If there was a Big Pharma equivalent for grilling, they’d probably have you believe that grill marks are essential to the flavor of a prime USDA steak. After all, every advertisement you’ve ever seen about grilling lingers upon crosshatched grill marks. And it makes sense, right? Those marks look so great, they’re borderline erotic. But do they actually enhance the flavor?
Short answer: Nope!
“When it comes to meats — and many other foods — the goal is golden-to-brown color on as much surface as possible,” says Meathead Goldwyn, author of Meathead, The Science of Great Barbecue and Grilling and self-proclaimed barbecue whisperer. The brown crusts on grilled meat are the most flavorful part due to something called the Maillard reaction, where, says Goldwyn, “Heat changes the structure of amino acids, proteins and sugars, creating hundreds of new tasty compounds.”
But what about the much darker crosshatching, the pride of every serious griller? “Those beautiful grill marks are merely superficial branding, just coloring on the surface. Like the freckles on Lindsay Lohan, they’re cute, but lacking substance,” Goldwyn says. This, he claims, is why all the truly great steakhouses use broilers rather than grills. “The flames are above the meat, that way they can get brown all over. That’s why grill marks don’t make me salivate — I want brown all over.”

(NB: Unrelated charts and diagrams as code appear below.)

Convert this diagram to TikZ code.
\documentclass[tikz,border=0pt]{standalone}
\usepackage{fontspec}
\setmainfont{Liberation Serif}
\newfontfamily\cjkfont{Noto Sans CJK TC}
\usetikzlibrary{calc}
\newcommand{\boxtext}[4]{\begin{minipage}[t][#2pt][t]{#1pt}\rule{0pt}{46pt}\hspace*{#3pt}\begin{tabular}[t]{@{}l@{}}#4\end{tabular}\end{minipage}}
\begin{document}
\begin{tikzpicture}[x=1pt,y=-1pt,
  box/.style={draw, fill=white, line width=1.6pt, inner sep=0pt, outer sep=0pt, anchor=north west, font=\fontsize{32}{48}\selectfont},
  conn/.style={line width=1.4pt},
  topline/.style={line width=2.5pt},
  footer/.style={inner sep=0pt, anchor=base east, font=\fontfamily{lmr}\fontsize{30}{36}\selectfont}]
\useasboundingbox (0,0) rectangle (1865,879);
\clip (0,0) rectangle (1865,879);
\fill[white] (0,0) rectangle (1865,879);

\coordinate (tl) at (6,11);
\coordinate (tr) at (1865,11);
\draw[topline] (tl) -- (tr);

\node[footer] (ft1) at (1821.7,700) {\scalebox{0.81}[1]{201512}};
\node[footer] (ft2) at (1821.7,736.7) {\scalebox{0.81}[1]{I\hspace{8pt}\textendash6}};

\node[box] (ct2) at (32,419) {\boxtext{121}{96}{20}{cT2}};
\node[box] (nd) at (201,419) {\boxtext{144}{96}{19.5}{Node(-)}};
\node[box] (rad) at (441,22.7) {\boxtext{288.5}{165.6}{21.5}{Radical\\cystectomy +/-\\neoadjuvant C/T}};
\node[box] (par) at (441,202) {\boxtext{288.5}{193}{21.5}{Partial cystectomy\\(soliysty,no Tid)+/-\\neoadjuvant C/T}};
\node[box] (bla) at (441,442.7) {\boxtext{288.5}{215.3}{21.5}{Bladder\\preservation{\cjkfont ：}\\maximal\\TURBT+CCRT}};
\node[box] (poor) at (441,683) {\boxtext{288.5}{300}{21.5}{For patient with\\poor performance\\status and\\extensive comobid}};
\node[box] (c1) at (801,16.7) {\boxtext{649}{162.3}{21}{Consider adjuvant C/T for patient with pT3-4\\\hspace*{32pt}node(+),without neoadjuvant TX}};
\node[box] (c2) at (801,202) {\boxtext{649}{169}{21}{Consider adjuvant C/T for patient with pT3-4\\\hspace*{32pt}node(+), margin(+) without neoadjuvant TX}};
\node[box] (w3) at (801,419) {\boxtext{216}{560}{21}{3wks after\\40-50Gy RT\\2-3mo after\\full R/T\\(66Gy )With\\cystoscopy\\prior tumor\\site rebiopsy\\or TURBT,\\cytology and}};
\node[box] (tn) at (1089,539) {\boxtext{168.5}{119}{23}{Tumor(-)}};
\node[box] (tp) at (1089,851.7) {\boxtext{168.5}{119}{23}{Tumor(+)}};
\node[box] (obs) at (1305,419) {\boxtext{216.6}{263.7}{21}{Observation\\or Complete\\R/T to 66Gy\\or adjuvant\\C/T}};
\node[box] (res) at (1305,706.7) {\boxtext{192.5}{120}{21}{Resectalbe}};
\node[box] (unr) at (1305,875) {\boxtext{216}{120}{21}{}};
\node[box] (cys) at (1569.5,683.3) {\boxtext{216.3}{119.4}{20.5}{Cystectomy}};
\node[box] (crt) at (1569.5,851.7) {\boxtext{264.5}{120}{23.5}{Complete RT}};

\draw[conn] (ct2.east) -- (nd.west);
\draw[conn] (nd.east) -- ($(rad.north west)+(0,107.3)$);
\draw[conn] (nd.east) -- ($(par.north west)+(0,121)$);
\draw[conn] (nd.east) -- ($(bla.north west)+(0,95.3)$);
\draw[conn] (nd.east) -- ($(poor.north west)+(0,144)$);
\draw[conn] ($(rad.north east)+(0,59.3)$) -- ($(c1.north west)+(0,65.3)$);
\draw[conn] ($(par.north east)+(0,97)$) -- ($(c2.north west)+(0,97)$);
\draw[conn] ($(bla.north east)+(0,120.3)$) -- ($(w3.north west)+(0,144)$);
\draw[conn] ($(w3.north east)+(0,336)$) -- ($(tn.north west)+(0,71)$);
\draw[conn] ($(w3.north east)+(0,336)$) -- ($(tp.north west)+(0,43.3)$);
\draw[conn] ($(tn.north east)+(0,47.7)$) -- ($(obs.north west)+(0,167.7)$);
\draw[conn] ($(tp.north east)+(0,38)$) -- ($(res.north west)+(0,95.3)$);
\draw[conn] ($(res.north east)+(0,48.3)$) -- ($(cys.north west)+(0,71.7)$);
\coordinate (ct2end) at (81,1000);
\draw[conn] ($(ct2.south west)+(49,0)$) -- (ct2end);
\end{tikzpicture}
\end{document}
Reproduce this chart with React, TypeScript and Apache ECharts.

(There’s also the little fact that, when it comes to meats and carbs, grill char may give you cancer.)
Still, Goldwyn says there are other instances in which you actually do want grill marks to help enhance the flavor of your food.”When you have thin foods like asparagus and bell peppers, it’s hard to get the exterior browned before the interior is overcooked. This is when you want grill marks.”
So there you have it: When it comes to grill marks, save the stripes for impressing your vegetarian audience.